I had the pleasure of meeting him at his studio in Indianapolis and hearing him talk about his work and journey from art school, to a New York internship with Andy Warhol, and on to Indiana where he put down roots and is currently ensconced in an expansive studio in Carmel at the Design Center. I learned from one of his assistants that he will be moving soon to another neighborhood, but his commitment to Indiana remains strong.
His current large well-lit space at the Design Center accommodates his machinery, paints, paper, and fabric with all the plethora of tools for a fully operational design business that serves clients around the world. I was smitten by the breadth of color palettes he incorporates in his work. Blazing colors and subtle elegant neutral patterns permeate his creations on both paper and fabric.
Knabe says, "My art and design is inspired by antiquity and the ever evolving presence of everyday life." As I observed his artwork in bins and nestled against the walls, I recognized contemporary personalities as well as historical characters from European, Asian and American history memorialized in fabric and on paper. He is indeed a student of history and a social commentator.

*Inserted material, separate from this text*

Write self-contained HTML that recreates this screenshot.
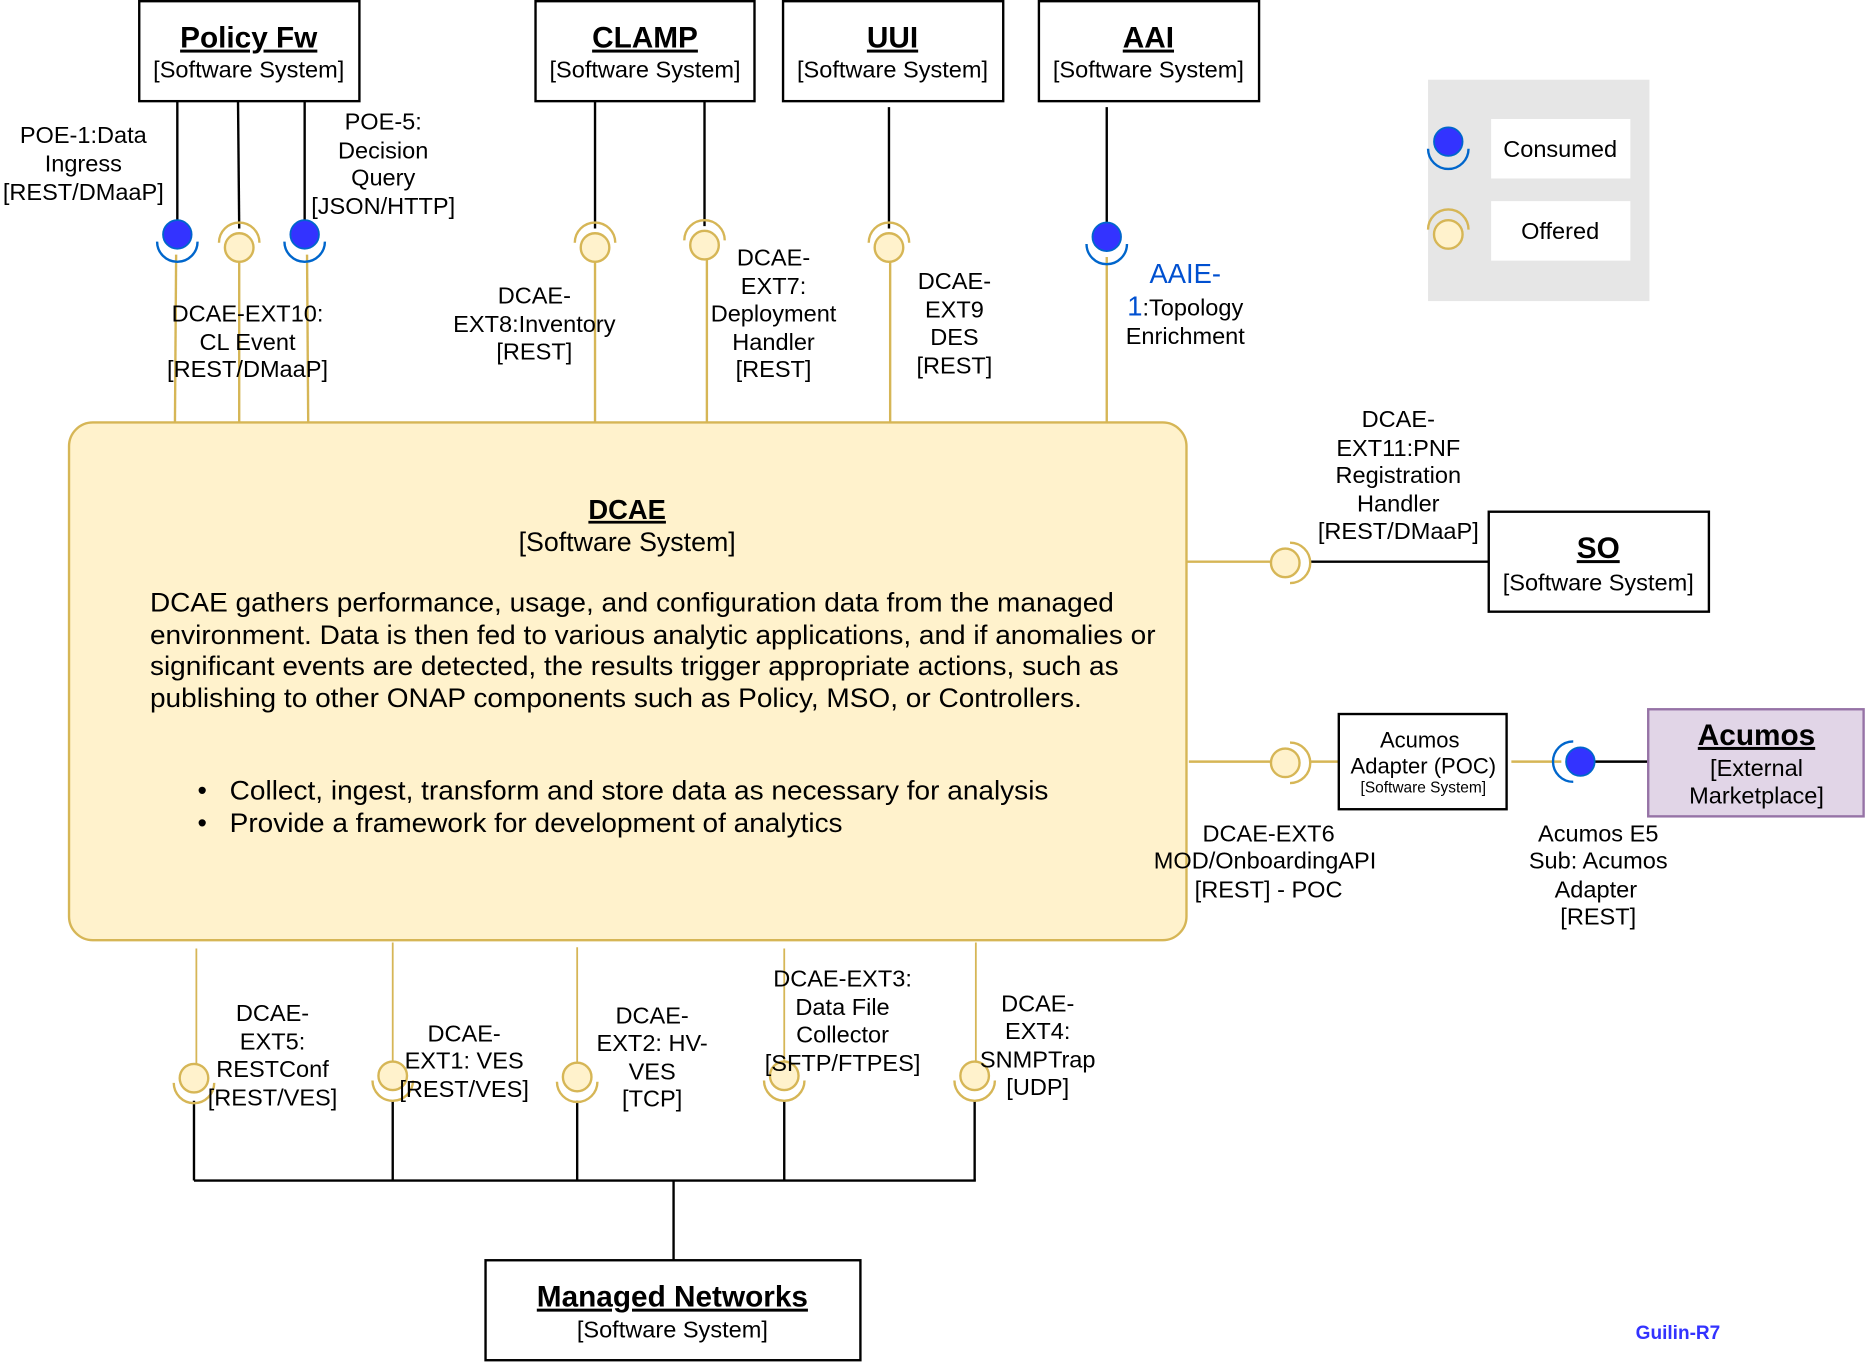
<!DOCTYPE html>
<html><head><meta charset="utf-8"><style>
html,body{margin:0;padding:0;background:#fff;width:1866px;height:1362px;overflow:hidden}
text{font-family:"Liberation Sans",Arial,sans-serif;fill:#000}
</style></head><body>
<svg width="1866" height="1362" viewBox="0 0 1568 1144.5" xmlns="http://www.w3.org/2000/svg">
<defs>
<g id="cons">
 <circle cx="0" cy="0" r="12" fill="#3333ff" stroke="#0066cc" stroke-width="1.5"/>
 <path d="M -17 6 A 17 17 0 0 0 17 6" fill="none" stroke="#0066cc" stroke-width="2"/>
</g>
<g id="offU">
 <circle cx="0" cy="0" r="12" fill="#fff2cc" stroke="#d6b656" stroke-width="2"/>
 <path d="M -17 -4 A 17 17 0 0 1 17 -4" fill="none" stroke="#d6b656" stroke-width="2"/>
</g>
<g id="offD">
 <circle cx="0" cy="0" r="12" fill="#fff2cc" stroke="#d6b656" stroke-width="2"/>
 <path d="M -17 4 A 17 17 0 0 0 17 4" fill="none" stroke="#d6b656" stroke-width="2"/>
</g>
<g id="offR">
 <circle cx="0" cy="0" r="12" fill="#fff2cc" stroke="#d6b656" stroke-width="2"/>
 <path d="M 4 -17 A 17 17 0 0 1 4 17" fill="none" stroke="#d6b656" stroke-width="2"/>
</g>
<g id="consL">
 <circle cx="0" cy="0" r="12" fill="#3333ff" stroke="#0066cc" stroke-width="1.5"/>
 <path d="M -6 -17 A 17 17 0 0 0 -6 17" fill="none" stroke="#0066cc" stroke-width="2"/>
</g>
</defs>

<g stroke="#000" stroke-width="2">
 <line x1="149" y1="85" x2="149" y2="186"/>
 <line x1="200" y1="85" x2="201" y2="192"/>
 <line x1="256" y1="85" x2="256" y2="186"/>
 <line x1="500" y1="85" x2="500" y2="192"/>
 <line x1="592" y1="85" x2="592" y2="190"/>
 <line x1="747" y1="90" x2="747" y2="192"/>
 <line x1="930" y1="90" x2="930" y2="188"/>
</g>
<g stroke="#d6b656" stroke-width="2">
 <line x1="148" y1="214" x2="147" y2="355"/>
 <line x1="201" y1="220" x2="201" y2="355"/>
 <line x1="258" y1="214" x2="259" y2="358"/>
 <line x1="500" y1="220" x2="500" y2="355"/>
 <line x1="594" y1="218" x2="594" y2="355"/>
 <line x1="748" y1="220" x2="748" y2="362"/>
 <line x1="930" y1="216" x2="930" y2="358"/>
</g>

<rect x="58" y="355" width="939" height="435" rx="20" fill="#fff2cc" stroke="#d6b656" stroke-width="2"/>

<use href="#cons" x="149" y="197"/>
<use href="#offU" x="201" y="208"/>
<use href="#cons" x="256" y="197"/>
<use href="#offU" x="500" y="208"/>
<use href="#offU" x="592" y="206"/>
<use href="#offU" x="747" y="208"/>
<use href="#cons" x="930" y="199"/>

<g fill="#fff" stroke="#000" stroke-width="2">
 <rect x="117" y="1" width="185" height="84"/>
 <rect x="450" y="1" width="184" height="84"/>
 <rect x="658" y="1" width="185" height="84"/>
 <rect x="873" y="1" width="185" height="84"/>
</g>
<g text-anchor="middle">
 <text x="209" y="40" font-size="25" font-weight="bold" text-decoration="underline">Policy Fw</text>
 <text x="209" y="65" font-size="19.8">[Software System]</text>
 <text x="542" y="40" font-size="25" font-weight="bold" text-decoration="underline">CLAMP</text>
 <text x="542" y="65" font-size="19.8">[Software System]</text>
 <text x="750" y="40" font-size="25" font-weight="bold" text-decoration="underline">UUI</text>
 <text x="750" y="65" font-size="19.8">[Software System]</text>
 <text x="965" y="40" font-size="25" font-weight="bold" text-decoration="underline">AAI</text>
 <text x="965" y="65" font-size="19.8">[Software System]</text>
</g>

<g text-anchor="middle" font-size="19.8">
 <text x="70" y="120">POE-1:Data</text>
 <text x="70" y="144">Ingress</text>
 <text x="70" y="168">[REST/DMaaP]</text>
 <text x="322" y="109">POE-5:</text>
 <text x="322" y="133">Decision</text>
 <text x="322" y="156">Query</text>
 <text x="322" y="180">[JSON/HTTP]</text>
 <text x="208" y="270">DCAE-EXT10:</text>
 <text x="208" y="294">CL Event</text>
 <text x="208" y="317">[REST/DMaaP]</text>
 <text x="449" y="255">DCAE-</text>
 <text x="449" y="279">EXT8:Inventory</text>
 <text x="449" y="302">[REST]</text>
 <text x="650" y="223">DCAE-</text>
 <text x="650" y="247">EXT7:</text>
 <text x="650" y="270">Deployment</text>
 <text x="650" y="294">Handler</text>
 <text x="650" y="317">[REST]</text>
 <text x="802" y="243">DCAE-</text>
 <text x="802" y="267">EXT9</text>
 <text x="802" y="290">DES</text>
 <text x="802" y="314">[REST]</text>
 <text x="996" y="238" font-size="23" style="fill:#0050d0">AAIE-</text>
 <text x="996" y="265"><tspan style="fill:#0050d0" font-size="23">1</tspan>:Topology</text>
 <text x="996" y="289">Enrichment</text>
</g>

<text x="527" y="436" font-size="23" font-weight="bold" text-anchor="middle" text-decoration="underline">DCAE</text>
<text x="527" y="463" font-size="22.5" text-anchor="middle">[Software System]</text>
<g font-size="22.5">
 <text x="126" y="514" textLength="810" lengthAdjust="spacingAndGlyphs">DCAE gathers performance, usage, and configuration data from the managed</text>
 <text x="126" y="541" textLength="845" lengthAdjust="spacingAndGlyphs">environment. Data is then fed to various analytic applications, and if anomalies or</text>
 <text x="126" y="567" textLength="814" lengthAdjust="spacingAndGlyphs">significant events are detected, the results trigger appropriate actions, such as</text>
 <text x="126" y="594" textLength="783" lengthAdjust="spacingAndGlyphs">publishing to other ONAP components such as Policy, MSO, or Controllers.</text>
 <text x="166" y="672">•</text><text x="193" y="672" textLength="688" lengthAdjust="spacingAndGlyphs">Collect, ingest, transform and store data as necessary for analysis</text>
 <text x="166" y="699">•</text><text x="193" y="699" textLength="515" lengthAdjust="spacingAndGlyphs">Provide a framework for development of analytics</text>
</g>

<line x1="997" y1="472" x2="1068" y2="472" stroke="#d6b656" stroke-width="2"/>
<line x1="1100" y1="472" x2="1251" y2="472" stroke="#000" stroke-width="2"/>
<use href="#offR" x="1080" y="473"/>
<rect x="1251" y="430" width="185" height="84" fill="#fff" stroke="#000" stroke-width="2"/>
<text x="1343" y="469" font-size="25" font-weight="bold" text-anchor="middle" text-decoration="underline">SO</text>
<text x="1343" y="496" font-size="19.8" text-anchor="middle">[Software System]</text>
<g text-anchor="middle" font-size="19.8">
 <text x="1175" y="359">DCAE-</text>
 <text x="1175" y="383">EXT11:PNF</text>
 <text x="1175" y="406">Registration</text>
 <text x="1175" y="430">Handler</text>
 <text x="1175" y="453">[REST/DMaaP]</text>
</g>

<line x1="999" y1="640" x2="1068" y2="640" stroke="#d6b656" stroke-width="2"/>
<line x1="1100" y1="640" x2="1125" y2="640" stroke="#d6b656" stroke-width="2"/>
<use href="#offR" x="1080" y="641"/>
<rect x="1125" y="600" width="141" height="80" fill="#fff" stroke="#000" stroke-width="2"/>
<text x="1193" y="628" font-size="18.5" text-anchor="middle">Acumos</text>
<text x="1196" y="650" font-size="18.5" text-anchor="middle">Adapter (POC)</text>
<text x="1196" y="666" font-size="13" text-anchor="middle">[Software System]</text>
<line x1="1270" y1="640" x2="1312" y2="640" stroke="#d6b656" stroke-width="2"/>
<line x1="1340" y1="640" x2="1385" y2="640" stroke="#000" stroke-width="2"/>
<use href="#consL" x="1328" y="640"/>
<rect x="1385" y="596" width="181" height="90" fill="#e1d5e7" stroke="#9673a6" stroke-width="2"/>
<text x="1476" y="626" font-size="25" font-weight="bold" text-anchor="middle" text-decoration="underline">Acumos</text>
<text x="1476" y="652" font-size="19.8" text-anchor="middle">[External</text>
<text x="1476" y="675" font-size="19.8" text-anchor="middle">Marketplace]</text>
<g text-anchor="middle" font-size="19.8">
 <text x="1066" y="707">DCAE-EXT6</text>
 <text x="1063" y="730">MOD/OnboardingAPI</text>
 <text x="1066" y="754">[REST] - POC</text>
 <text x="1343" y="707">Acumos E5</text>
 <text x="1343" y="730">Sub: Acumos</text>
 <text x="1341" y="754">Adapter</text>
 <text x="1343" y="777">[REST]</text>
</g>

<rect x="1200" y="67" width="186" height="186" fill="#e6e6e6"/>
<rect x="1253" y="100" width="117" height="50" fill="#fff"/>
<rect x="1253" y="169" width="117" height="50" fill="#fff"/>
<use href="#cons" x="1217" y="119"/>
<use href="#offU" x="1217" y="197"/>
<text x="1311" y="132" font-size="19.8" text-anchor="middle">Consumed</text>
<text x="1311" y="201" font-size="19.8" text-anchor="middle">Offered</text>

<g stroke="#d6b656" stroke-width="1.5">
 <line x1="165" y1="797" x2="165" y2="894"/>
 <line x1="330" y1="792" x2="330" y2="894"/>
 <line x1="485" y1="796" x2="485" y2="894"/>
 <line x1="659" y1="797" x2="659" y2="894"/>
 <line x1="820" y1="792" x2="820" y2="894"/>
</g>
<g stroke="#000" stroke-width="2" fill="none">
 <line x1="163" y1="925" x2="163" y2="992"/>
 <line x1="330" y1="925" x2="330" y2="992"/>
 <line x1="485" y1="925" x2="485" y2="992"/>
 <line x1="659" y1="925" x2="659" y2="992"/>
 <line x1="819" y1="925" x2="819" y2="992"/>
 <line x1="163" y1="992" x2="820" y2="992"/>
 <line x1="566" y1="992" x2="566" y2="1059"/>
</g>
<use href="#offD" x="163" y="906"/>
<use href="#offD" x="330" y="904"/>
<use href="#offD" x="485" y="905"/>
<use href="#offD" x="659" y="904"/>
<use href="#offD" x="819" y="904"/>
<g text-anchor="middle" font-size="19.8">
 <text x="229" y="858">DCAE-</text>
 <text x="229" y="882">EXT5:</text>
 <text x="229" y="905">RESTConf</text>
 <text x="229" y="929">[REST/VES]</text>
 <text x="390" y="875">DCAE-</text>
 <text x="390" y="898">EXT1: VES</text>
 <text x="390" y="922">[REST/VES]</text>
 <text x="548" y="860">DCAE-</text>
 <text x="548" y="883">EXT2: HV-</text>
 <text x="548" y="907">VES</text>
 <text x="548" y="930">[TCP]</text>
 <text x="708" y="829">DCAE-EXT3:</text>
 <text x="708" y="853">Data File</text>
 <text x="708" y="876">Collector</text>
 <text x="708" y="900">[SFTP/FTPES]</text>
 <text x="872" y="850">DCAE-</text>
 <text x="872" y="873">EXT4:</text>
 <text x="872" y="897">SNMPTrap</text>
 <text x="872" y="920">[UDP]</text>
</g>
<rect x="408" y="1059" width="315" height="84" fill="#fff" stroke="#000" stroke-width="2"/>
<text x="565" y="1098" font-size="25" font-weight="bold" text-anchor="middle" text-decoration="underline">Managed Networks</text>
<text x="565" y="1124" font-size="19.8" text-anchor="middle">[Software System]</text>

<text x="1410" y="1125" font-size="16" font-weight="bold" text-anchor="middle" style="fill:#3333ff">Guilin-R7</text>
</svg>
</body></html>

As I was walking to the studio exit, I stopped abruptly as I saw several brilliantly patterned silkscreened scarves hanging from a hat rack. I immediately inquired if they were for sale. Yes, they were, I was told by his Assistant. When she offered a price that was within my budget I immediately purchased one. What a perfect ending to a lovely encounter with the talented artist Mr. Knabe, with a very smart wearable art takeaway in hand.